UMaine scientist researches bee sustainability

Eric Venturini, an assistant research scientist at the University of Maine, has recently been studying how to grow the populations of wild bees and is deeply passionate about sustainable agriculture. Venturini, who graduated from UMaine in 2006, returned in early 2012 to work on his master’s degree.  

“I majored in ecology and environmental science. I was always on the border between that and wildlife ecology and wasn’t sure where I wanted to go,” Venturini said.  

During this time, Venturini had an interest in fish and wrote his undergraduate thesis on salmon. According to Venturini, he chose his particular major because it offered a much wider range of topics than wildlife ecology.  

“I chose ecology and environmental science because it has more breadth. It has a broad focus. You can go to environmental law school or become a wildlife biologist. It kept the field open to me,” Venturini said.  

Before his work with bees, Venturini held a number of research jobs related to ecology and environmental science, such as studying lakes in Northern Ireland and being an official observer on commercial fishing vessels in Alaska.  

In early 2012, after his wife received a position as a Ph.D. student from the University of Maine, Venturini started looking for positions as well. It was during this time that he met UMaine’s Frank Drummond, Professor of Insect Ecology and Insect Pest Management and the two hit it off well.  

“The first opportunity was with Frank Drummond, who offered me a position to plant flowers next to lowbush blueberry fields and to study the response of the bees and the crop to the planting,” Venturini said.  

This research was all about wild bees and how they needed to be utilized more often by crop growers. According to Venturini, there are currently 275 different species of wild bees, yet most people are only familiar with the honey bee. The honey bee is just one species out of hundreds. Most growers are familiar with honey bees and know how to manage them and bring them to fields that need pollination.

“People are beginning to realize the importance of wild bees, who are also present in the fields. They are doing more than the honey bee. It’s a service that has not always been realized,” Venturini said.  

This is where sustainability comes into play. According to Venturini, when people hear the word sustainable, they tend to think of small, organic and local farming.  

“All of these things are relevant, but sustainability means to be economically, environmentally and socially sustainable, and bees are a huge part of that,” Venturini said.  

One third of the food we eat is pollinated by bees and this one third, according to Venturini, are some of the most valuable crops produced, such as blueberries, apples, tomatoes, almonds, nuts and much more.  

Venturini is saying that when it comes to the environment, bees are known as pollination services, because they pollinate crops for free. When it comes to economic sustainability, high value crops depend on pollinators.  

“If bee pollination is an essential piece of sustainable agriculture, then wild bees are the alternative to honey bee pollination,” Venturini said.  

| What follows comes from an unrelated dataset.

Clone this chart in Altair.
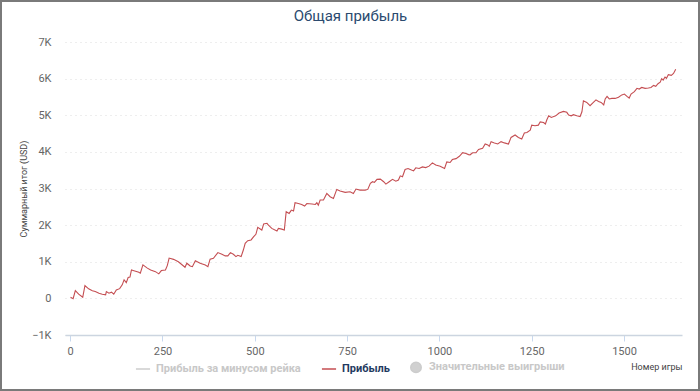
import altair as alt
import pandas as pd

games = [1, 8, 14, 23, 34, 40, 50, 60, 68, 78, 87, 96, 98, 105, 112, 118, 125, 134, 141, 146,
         152, 157, 162, 166, 175, 186, 190, 197, 209, 218, 231, 240, 247, 258, 263, 268, 280, 293,
         307, 311, 316, 325, 331, 339, 352, 366, 373, 379, 388, 400, 411, 420, 427, 434, 442, 449,
         454, 463, 469, 474, 481, 490, 497, 503, 508, 519, 524, 533, 537, 546, 560, 564, 573, 580,
         585, 593, 599, 605, 609, 618, 627, 635, 641, 655, 664, 668, 672, 677, 686, 695, 704, 713,
         722, 731, 745, 758, 767, 774, 785, 799, 806, 813, 819, 824, 831, 840, 849, 855, 864, 873,
         882, 889, 894, 900, 907, 915, 921, 930, 936, 945, 954, 963, 972, 981, 990, 1002, 1014,
         1020, 1029, 1035, 1045, 1054, 1063, 1072, 1079, 1083, 1090, 1099, 1106, 1117, 1124, 1131,
         1135, 1140, 1149, 1158, 1167, 1176, 1187, 1194, 1205, 1214, 1223, 1230, 1237, 1246, 1250,
         1259, 1268, 1273, 1282, 1287, 1291, 1296, 1303, 1315, 1324, 1336, 1345, 1350, 1357, 1363,
         1372, 1381, 1386, 1390, 1399, 1408, 1417, 1424, 1431, 1438, 1445, 1449, 1454, 1460, 1467,
         1476, 1485, 1494, 1501, 1508, 1514, 1519, 1528, 1535, 1541, 1548, 1557, 1566, 1573, 1580,
         1586, 1592, 1598, 1602, 1606, 1611, 1615, 1620, 1628, 1634, 1640]

profit = [30, -10, 210, 115, 30, 350, 260, 210, 185, 140, 115, 95, 185, 140, 170, 115, 230, 265,
          370, 505, 430, 570, 580, 775, 750, 715, 690, 915, 825, 775, 730, 670, 760, 775, 895, 1100,
          1065, 1000, 885, 850, 960, 885, 865, 1030, 960, 910, 865, 1070, 1095, 1250, 1205, 1160,
          1160, 1250, 1205, 1140, 1175, 1140, 1320, 1505, 1575, 1595, 1685, 1750, 1940, 1865, 2030,
          2050, 2000, 1910, 1840, 1910, 1890, 1865, 2365, 2320, 2410, 2385, 2610, 2590, 2565, 2520,
          2590, 2575, 2565, 2610, 2545, 2685, 2685, 2865, 2775, 2730, 2975, 2930, 2895, 2910, 2865,
          2985, 2955, 2955, 2975, 3140, 3185, 3165, 3250, 3255, 3185, 3120, 3185, 3250, 3200, 3230,
          3345, 3320, 3520, 3545, 3520, 3480, 3565, 3545, 3590, 3570, 3610, 3700, 3640, 3610, 3545,
          3725, 3710, 3790, 3815, 3880, 3980, 3955, 3925, 3920, 3975, 3975, 4065, 4100, 4215, 4190,
          4150, 4280, 4245, 4215, 4280, 4245, 4215, 4395, 4460, 4395, 4350, 4515, 4530, 4595, 4730,
          4715, 4730, 4820, 4800, 4760, 4875, 4985, 4940, 4985, 5060, 5105, 5080, 5005, 4985, 5015,
          4985, 4965, 5095, 5395, 5350, 5260, 5350, 5420, 5375, 5350, 5280, 5445, 5515, 5445, 5460,
          5460, 5490, 5555, 5580, 5515, 5470, 5580, 5645, 5735, 5715, 5760, 5735, 5745, 5760, 5815,
          5790, 5860, 5905, 6000, 5960, 6045, 6010, 6110, 6090, 6140, 6255]

chart_title = "Общая прибыль"
series_names = ["Прибыль за минусом рейка", "Прибыль", "Значительные выигрыши"]
series_colors = ["#cccccc", "#c44e52", "#cccccc"]
x_ticks = [0, 250, 500, 750, 1000, 1250, 1500]
y_ticks = [-1000, 0, 1000, 2000, 3000, 4000, 5000, 6000, 7000]

df = pd.DataFrame({"game": games, "profit": profit, "series": "Прибыль"})

W, H = 617, 293
PL, PT, PR, PB = 65, 42, 18, 56

line = alt.Chart(df).mark_line(strokeWidth=1.1, interpolate="linear").encode(
    x=alt.X("game:Q",
            scale=alt.Scale(domain=[-14, 1657], nice=False, zero=False),
            axis=alt.Axis(values=x_ticks, format="d", title="Номер игры", grid=False,
                          domainColor="#ccd5e0", domainWidth=1.5,
                          tickColor="#c8d8ee", tickSize=6, tickWidth=1,
                          labelColor="#666666", labelFontSize=11, labelPadding=4,
                          titleFontSize=9, titleFontWeight="normal", titleColor="#444444",
                          titleAnchor="end", titleAlign="right", titlePadding=6)),
    y=alt.Y("profit:Q",
            scale=alt.Scale(domain=[-1000, 7000], nice=False),
            axis=alt.Axis(values=y_ticks, title="Суммарный итог (USD)",
                          labelExpr="datum.value == 0 ? '0' : format(datum.value / 1000, 'd') + 'K'",
                          domain=False, ticks=False, grid=True,
                          gridColor="#dddddd", gridDash=[1, 4], gridWidth=1,
                          labelColor="#666666", labelFontSize=11, labelPadding=14,
                          titleFontSize=9, titleFontWeight="normal", titleColor="#444444",
                          titlePadding=3)),
    color=alt.Color("series:N",
                    scale=alt.Scale(domain=series_names, range=series_colors),
                    legend=alt.Legend(
                        orient="none", legendX=70, legendY=317, direction="horizontal",
                        title=None, labelFontSize=11, labelFontWeight="bold",
                        labelColor={"expr": "datum.label == 'Прибыль' ? '#1f3a5f' : '#c8c8c8'"},
                        symbolType={"expr": "datum.value == 'Значительные выигрыши' ? 'circle' : 'stroke'"},
                        symbolSize={"expr": "datum.value == 'Значительные выигрыши' ? 110 : 200"},
                        symbolFillColor="#d0d0d0",
                        symbolStrokeWidth=1.5,
                        columnPadding=17, labelOffset=5)),
)

title = alt.Chart(alt.Data(values=[{"t": chart_title}])).mark_text(
    fontSize=15, color="#2b4a6f", font="Roboto", baseline="middle", align="center"
).encode(
    text="t:N", x=alt.value(W / 2 - 23), y=alt.value(-26),
)

border = alt.Chart(alt.Data(values=[{}])).mark_rect(
    filled=False, stroke="#7a7a7a", strokeWidth=2
).encode(
    x=alt.value(-(PL - 1)), x2=alt.value(W + PR - 1),
    y=alt.value(-(PT - 1)), y2=alt.value(H + PB - 1),
)

chart = alt.layer(line, title, border).properties(
    width=W, height=H,
    autosize=alt.AutoSizeParams(type="none"),
    padding={"left": PL, "top": PT, "right": PR, "bottom": PB},
).configure(font="Roboto").configure_view(strokeWidth=0)

chart.save("out.html", embed_options={"renderer": "svg", "actions": False})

Venturini’s main goal with this research is to plant food for wild bees to get more pollination in crop fields. He does this by providing the bees with what he calls a pollination reservoir.  

“A pollination reservoir are wildflower plantings. When a grower is trying to maintain an area that is going to help sustain a population of wild bees, a reservoir of pollinators help with crop pollination,” Venturini said.  

Outside of his research, Venturini has also recently started his own side business called Grow Wild Bees. Through this business, Venturini would provide growers, landowners and landscape companies with expert consultation to help them install wild flower plantings for bees.  

“I had been thinking about it for a while. A lot of growers are interested that if you manage your wild bees, then you have a greater increase in your pollination,” Venturini said.

Only time will tell if more crop growers start using and seeing the benefits of wild bee pollination but there is no denying the amount of benefits Venturini’s current research has provided in educating the public on how wild bee pollination can create an increase in crop production.

“Having a healthy population of wild bees is like having insurance, and people are always looking for better alternatives,” Venturini said.